(Saved entries)
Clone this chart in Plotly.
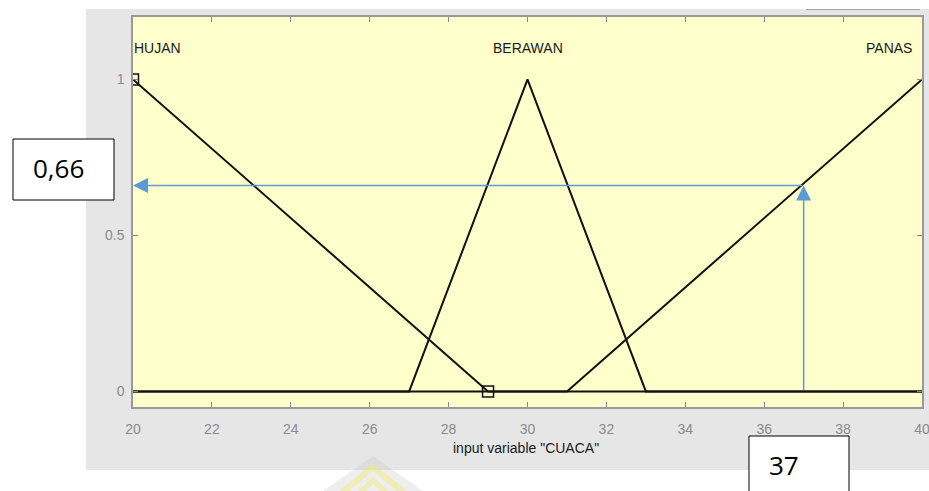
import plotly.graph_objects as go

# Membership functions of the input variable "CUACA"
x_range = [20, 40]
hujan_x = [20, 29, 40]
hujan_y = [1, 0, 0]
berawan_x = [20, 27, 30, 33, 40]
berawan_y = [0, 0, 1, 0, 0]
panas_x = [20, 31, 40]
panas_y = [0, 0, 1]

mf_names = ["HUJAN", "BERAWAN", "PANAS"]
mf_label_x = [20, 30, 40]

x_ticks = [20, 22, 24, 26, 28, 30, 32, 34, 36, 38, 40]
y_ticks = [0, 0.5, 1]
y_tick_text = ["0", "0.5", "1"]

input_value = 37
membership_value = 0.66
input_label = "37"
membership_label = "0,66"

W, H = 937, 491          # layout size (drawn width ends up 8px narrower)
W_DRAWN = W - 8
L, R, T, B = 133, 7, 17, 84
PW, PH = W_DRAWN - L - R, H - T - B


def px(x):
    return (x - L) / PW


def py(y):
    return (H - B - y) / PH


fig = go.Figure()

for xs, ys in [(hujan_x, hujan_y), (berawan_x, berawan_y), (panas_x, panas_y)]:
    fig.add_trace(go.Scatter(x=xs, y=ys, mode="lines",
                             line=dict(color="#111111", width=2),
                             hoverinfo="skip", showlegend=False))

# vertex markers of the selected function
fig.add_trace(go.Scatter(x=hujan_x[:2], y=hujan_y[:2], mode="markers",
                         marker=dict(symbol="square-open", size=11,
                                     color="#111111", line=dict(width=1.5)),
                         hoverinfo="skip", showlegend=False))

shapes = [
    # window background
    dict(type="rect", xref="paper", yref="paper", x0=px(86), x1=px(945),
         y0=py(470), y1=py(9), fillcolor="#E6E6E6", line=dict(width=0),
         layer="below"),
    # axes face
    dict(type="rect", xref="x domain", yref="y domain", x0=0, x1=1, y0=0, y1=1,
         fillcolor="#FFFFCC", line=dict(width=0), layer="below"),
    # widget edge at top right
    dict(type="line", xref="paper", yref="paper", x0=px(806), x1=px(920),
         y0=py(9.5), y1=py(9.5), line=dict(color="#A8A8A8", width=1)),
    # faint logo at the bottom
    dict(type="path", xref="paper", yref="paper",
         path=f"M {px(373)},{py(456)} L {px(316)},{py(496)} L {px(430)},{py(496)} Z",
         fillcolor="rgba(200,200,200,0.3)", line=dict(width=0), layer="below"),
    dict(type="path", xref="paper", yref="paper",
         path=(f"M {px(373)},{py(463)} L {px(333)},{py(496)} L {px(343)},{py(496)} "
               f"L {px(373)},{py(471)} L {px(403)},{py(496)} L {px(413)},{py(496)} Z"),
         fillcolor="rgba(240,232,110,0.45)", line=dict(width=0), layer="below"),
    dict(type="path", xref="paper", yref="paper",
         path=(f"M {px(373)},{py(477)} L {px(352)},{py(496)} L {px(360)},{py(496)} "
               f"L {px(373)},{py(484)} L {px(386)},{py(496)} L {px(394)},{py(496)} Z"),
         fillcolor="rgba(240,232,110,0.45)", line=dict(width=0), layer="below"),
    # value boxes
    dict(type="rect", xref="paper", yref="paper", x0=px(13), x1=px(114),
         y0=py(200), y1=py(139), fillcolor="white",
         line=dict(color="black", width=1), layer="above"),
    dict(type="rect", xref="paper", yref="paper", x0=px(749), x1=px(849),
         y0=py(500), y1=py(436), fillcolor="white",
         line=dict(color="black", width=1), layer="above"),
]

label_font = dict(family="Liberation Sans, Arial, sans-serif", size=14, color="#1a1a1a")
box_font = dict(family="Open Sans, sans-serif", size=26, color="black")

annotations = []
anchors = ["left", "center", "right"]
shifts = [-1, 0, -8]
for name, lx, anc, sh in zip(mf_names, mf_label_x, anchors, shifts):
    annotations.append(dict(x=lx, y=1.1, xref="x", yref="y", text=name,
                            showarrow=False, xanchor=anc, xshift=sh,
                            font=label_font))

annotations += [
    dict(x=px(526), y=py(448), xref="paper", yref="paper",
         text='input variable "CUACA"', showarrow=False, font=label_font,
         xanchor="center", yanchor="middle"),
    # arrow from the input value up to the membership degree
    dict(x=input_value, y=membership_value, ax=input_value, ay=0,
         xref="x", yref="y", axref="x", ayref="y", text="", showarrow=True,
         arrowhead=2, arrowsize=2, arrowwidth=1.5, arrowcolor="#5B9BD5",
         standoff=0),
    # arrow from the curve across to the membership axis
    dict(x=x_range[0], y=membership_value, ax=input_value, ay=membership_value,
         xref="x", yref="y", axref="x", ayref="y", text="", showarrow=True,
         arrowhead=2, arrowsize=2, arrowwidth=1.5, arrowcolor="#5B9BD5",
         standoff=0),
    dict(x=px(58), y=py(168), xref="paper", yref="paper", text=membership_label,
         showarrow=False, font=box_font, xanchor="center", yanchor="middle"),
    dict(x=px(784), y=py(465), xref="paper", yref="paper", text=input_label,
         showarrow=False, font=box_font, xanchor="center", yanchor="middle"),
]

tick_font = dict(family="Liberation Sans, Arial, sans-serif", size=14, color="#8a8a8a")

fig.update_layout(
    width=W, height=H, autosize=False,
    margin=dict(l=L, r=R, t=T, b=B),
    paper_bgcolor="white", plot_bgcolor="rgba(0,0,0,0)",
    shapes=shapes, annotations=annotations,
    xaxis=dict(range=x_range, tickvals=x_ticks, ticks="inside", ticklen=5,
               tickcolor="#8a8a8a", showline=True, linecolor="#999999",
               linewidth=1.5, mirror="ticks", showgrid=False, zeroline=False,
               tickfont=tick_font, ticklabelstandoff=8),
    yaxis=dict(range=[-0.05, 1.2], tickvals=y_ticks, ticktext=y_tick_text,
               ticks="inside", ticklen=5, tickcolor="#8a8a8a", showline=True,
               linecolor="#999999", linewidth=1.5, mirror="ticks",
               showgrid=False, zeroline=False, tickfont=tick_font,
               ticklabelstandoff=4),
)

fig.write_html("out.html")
* * *
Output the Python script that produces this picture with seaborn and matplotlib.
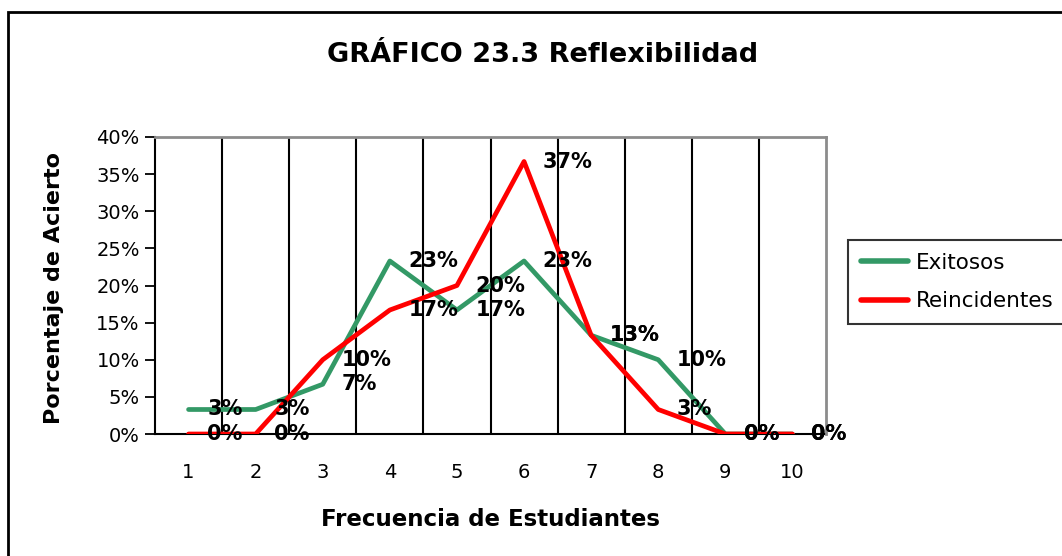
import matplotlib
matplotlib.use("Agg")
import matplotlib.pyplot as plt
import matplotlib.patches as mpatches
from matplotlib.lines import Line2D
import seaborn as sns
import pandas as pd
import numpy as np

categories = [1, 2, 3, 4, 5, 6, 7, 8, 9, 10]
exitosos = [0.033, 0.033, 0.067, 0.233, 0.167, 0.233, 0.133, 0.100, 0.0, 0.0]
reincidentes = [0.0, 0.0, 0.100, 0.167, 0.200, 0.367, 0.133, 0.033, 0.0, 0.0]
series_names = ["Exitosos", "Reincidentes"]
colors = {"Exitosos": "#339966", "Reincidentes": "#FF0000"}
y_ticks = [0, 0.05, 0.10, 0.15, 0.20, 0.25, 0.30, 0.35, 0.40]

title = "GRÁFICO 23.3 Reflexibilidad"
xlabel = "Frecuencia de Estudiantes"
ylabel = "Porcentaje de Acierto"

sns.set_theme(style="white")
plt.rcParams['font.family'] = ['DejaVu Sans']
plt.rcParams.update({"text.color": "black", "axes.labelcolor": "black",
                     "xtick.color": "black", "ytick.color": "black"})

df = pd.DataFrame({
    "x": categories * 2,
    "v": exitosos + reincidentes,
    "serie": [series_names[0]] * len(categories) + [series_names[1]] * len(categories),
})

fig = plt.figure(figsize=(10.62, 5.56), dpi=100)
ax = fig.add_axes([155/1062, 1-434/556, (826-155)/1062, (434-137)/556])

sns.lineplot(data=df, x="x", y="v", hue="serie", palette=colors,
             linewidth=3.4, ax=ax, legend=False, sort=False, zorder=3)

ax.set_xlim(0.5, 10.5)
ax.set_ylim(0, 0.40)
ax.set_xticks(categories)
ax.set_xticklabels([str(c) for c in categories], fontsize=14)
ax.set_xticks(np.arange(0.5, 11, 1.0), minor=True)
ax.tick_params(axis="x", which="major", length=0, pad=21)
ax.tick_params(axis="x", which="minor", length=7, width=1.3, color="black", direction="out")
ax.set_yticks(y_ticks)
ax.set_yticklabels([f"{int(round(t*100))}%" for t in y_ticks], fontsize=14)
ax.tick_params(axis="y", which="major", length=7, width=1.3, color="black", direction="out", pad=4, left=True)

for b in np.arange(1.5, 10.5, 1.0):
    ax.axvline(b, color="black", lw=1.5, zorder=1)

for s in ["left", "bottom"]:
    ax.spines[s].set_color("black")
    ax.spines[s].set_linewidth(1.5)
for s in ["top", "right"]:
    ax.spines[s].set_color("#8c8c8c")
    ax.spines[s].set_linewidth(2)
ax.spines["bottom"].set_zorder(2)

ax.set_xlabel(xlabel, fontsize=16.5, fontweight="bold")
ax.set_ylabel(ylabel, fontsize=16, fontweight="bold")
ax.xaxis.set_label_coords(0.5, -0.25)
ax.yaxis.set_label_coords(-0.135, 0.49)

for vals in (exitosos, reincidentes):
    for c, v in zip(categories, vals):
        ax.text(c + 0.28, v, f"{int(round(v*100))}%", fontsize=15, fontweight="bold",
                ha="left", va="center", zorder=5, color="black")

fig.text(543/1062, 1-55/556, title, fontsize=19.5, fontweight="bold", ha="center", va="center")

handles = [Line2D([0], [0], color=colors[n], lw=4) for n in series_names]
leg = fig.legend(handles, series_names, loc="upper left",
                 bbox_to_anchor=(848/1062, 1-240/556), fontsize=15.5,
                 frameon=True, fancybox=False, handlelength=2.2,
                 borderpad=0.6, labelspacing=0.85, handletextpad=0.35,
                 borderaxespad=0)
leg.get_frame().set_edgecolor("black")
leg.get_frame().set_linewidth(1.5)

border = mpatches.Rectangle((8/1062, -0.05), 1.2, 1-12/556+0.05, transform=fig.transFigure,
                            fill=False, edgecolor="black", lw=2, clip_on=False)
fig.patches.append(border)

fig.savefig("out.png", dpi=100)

Problem to solve >> Include both the line containing "Output the Python" and the line containing "1-434/556, (826-155)/1062, (434-137)/556])" when you write out everything between them, exactly. Leave the pictures out.

Response >>
Output the Python script that produces this picture with seaborn and matplotlib.
import matplotlib
matplotlib.use("Agg")
import matplotlib.pyplot as plt
import matplotlib.patches as mpatches
from matplotlib.lines import Line2D
import seaborn as sns
import pandas as pd
import numpy as np

categories = [1, 2, 3, 4, 5, 6, 7, 8, 9, 10]
exitosos = [0.033, 0.033, 0.067, 0.233, 0.167, 0.233, 0.133, 0.100, 0.0, 0.0]
reincidentes = [0.0, 0.0, 0.100, 0.167, 0.200, 0.367, 0.133, 0.033, 0.0, 0.0]
series_names = ["Exitosos", "Reincidentes"]
colors = {"Exitosos": "#339966", "Reincidentes": "#FF0000"}
y_ticks = [0, 0.05, 0.10, 0.15, 0.20, 0.25, 0.30, 0.35, 0.40]

title = "GRÁFICO 23.3 Reflexibilidad"
xlabel = "Frecuencia de Estudiantes"
ylabel = "Porcentaje de Acierto"

sns.set_theme(style="white")
plt.rcParams['font.family'] = ['DejaVu Sans']
plt.rcParams.update({"text.color": "black", "axes.labelcolor": "black",
                     "xtick.color": "black", "ytick.color": "black"})

df = pd.DataFrame({
    "x": categories * 2,
    "v": exitosos + reincidentes,
    "serie": [series_names[0]] * len(categories) + [series_names[1]] * len(categories),
})

fig = plt.figure(figsize=(10.62, 5.56), dpi=100)
ax = fig.add_axes([155/1062, 1-434/556, (826-155)/1062, (434-137)/556])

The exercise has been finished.